Below are some records. Say in a single number how many of their lines include the word "this".

***** Supplied records *****

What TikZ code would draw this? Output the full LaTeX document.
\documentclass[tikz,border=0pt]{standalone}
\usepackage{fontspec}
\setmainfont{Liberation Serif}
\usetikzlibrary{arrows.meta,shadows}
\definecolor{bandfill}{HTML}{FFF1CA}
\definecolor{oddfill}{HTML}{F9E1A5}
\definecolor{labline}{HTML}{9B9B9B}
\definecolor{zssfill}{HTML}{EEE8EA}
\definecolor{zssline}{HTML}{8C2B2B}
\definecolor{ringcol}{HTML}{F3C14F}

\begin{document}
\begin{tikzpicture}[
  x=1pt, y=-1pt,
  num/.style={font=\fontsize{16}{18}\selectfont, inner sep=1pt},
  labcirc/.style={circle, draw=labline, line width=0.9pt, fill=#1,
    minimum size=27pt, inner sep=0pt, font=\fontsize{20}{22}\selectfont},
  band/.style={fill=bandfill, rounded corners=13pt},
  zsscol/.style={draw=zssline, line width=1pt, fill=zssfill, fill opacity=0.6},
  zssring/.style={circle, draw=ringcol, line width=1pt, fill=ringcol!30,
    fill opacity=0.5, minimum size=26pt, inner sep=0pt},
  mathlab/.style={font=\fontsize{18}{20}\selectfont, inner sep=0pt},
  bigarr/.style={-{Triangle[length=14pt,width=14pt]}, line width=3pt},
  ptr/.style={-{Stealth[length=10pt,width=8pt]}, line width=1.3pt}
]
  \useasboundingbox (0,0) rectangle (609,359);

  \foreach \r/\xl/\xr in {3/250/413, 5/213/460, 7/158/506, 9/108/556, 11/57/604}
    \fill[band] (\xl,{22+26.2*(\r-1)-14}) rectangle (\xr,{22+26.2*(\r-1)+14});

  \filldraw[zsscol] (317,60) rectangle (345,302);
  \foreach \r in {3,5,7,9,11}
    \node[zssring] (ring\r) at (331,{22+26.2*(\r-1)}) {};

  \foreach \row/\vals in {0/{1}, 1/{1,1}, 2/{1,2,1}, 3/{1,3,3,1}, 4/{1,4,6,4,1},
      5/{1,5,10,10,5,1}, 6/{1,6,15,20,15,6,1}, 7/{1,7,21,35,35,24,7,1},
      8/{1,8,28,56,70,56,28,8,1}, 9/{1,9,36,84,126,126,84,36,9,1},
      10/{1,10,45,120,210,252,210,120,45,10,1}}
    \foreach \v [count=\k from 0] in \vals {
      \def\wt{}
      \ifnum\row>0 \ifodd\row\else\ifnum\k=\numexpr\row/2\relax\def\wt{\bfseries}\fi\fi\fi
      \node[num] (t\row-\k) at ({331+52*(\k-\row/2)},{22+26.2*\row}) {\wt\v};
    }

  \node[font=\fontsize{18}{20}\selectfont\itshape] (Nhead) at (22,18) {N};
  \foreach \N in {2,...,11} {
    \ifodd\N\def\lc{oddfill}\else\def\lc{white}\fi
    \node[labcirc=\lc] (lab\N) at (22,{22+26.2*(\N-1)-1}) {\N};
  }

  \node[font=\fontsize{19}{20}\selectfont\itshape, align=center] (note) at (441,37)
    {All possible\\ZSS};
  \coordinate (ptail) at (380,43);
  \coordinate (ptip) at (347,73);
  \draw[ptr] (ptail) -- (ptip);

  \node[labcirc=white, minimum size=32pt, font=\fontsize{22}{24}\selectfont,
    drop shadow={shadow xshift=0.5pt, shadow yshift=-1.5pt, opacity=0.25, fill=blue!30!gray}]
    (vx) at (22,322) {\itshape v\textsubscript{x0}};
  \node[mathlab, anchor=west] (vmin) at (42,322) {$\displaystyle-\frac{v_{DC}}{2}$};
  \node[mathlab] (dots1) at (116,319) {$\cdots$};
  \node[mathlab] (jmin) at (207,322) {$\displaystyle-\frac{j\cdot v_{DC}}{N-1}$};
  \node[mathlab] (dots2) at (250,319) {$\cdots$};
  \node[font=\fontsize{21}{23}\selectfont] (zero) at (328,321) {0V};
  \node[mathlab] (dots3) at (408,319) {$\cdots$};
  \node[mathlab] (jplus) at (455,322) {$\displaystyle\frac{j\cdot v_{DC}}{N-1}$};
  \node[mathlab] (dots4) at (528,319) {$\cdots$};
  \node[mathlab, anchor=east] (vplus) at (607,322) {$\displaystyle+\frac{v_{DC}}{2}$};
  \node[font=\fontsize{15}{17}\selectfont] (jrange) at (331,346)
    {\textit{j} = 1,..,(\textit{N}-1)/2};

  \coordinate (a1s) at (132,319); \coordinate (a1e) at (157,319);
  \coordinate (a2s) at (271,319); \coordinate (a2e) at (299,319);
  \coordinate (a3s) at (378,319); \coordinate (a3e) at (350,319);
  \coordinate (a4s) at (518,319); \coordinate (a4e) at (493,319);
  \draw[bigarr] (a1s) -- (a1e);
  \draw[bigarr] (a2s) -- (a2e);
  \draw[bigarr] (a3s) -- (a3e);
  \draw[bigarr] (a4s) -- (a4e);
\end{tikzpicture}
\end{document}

*****
***** Supplied records *****

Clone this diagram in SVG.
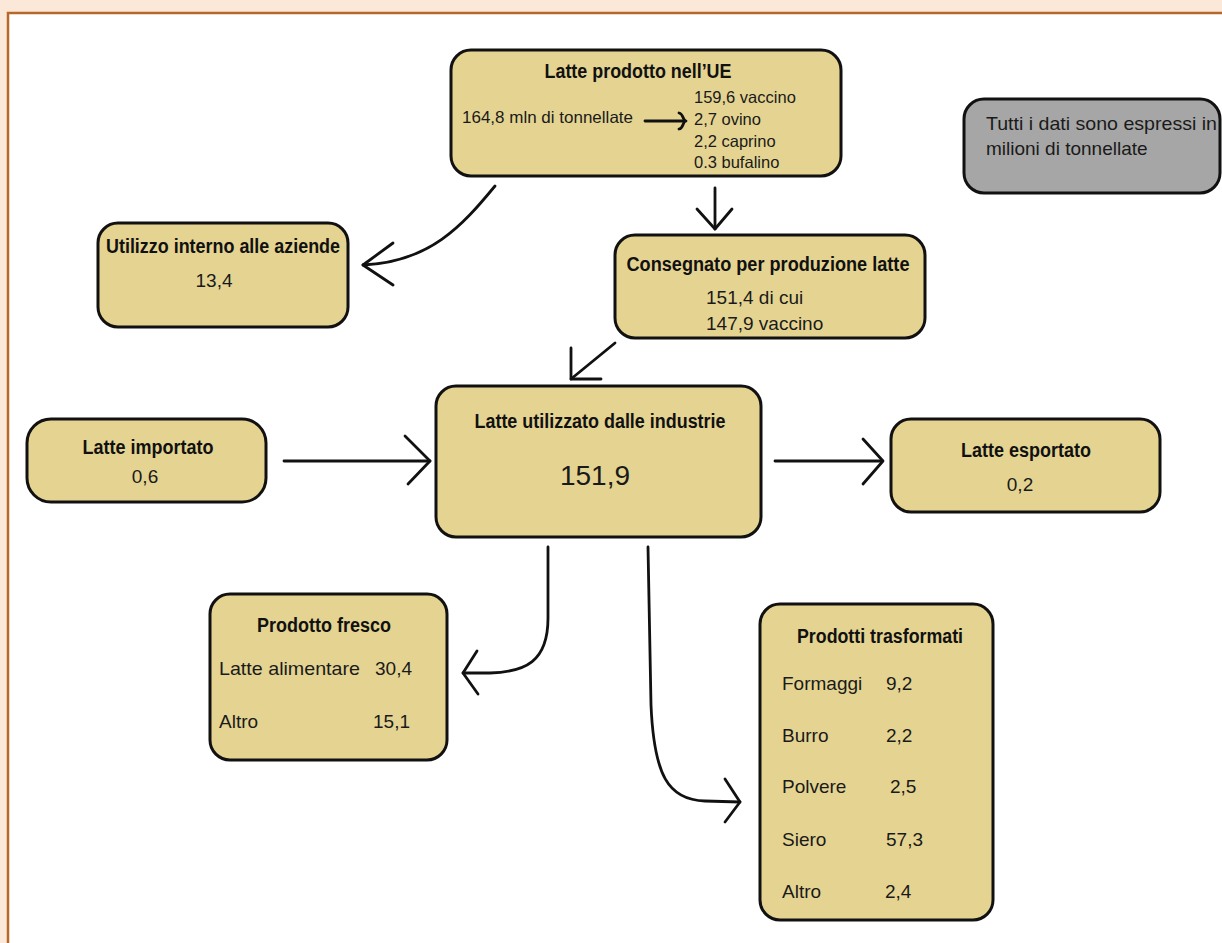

*****

■ **Written reply**
2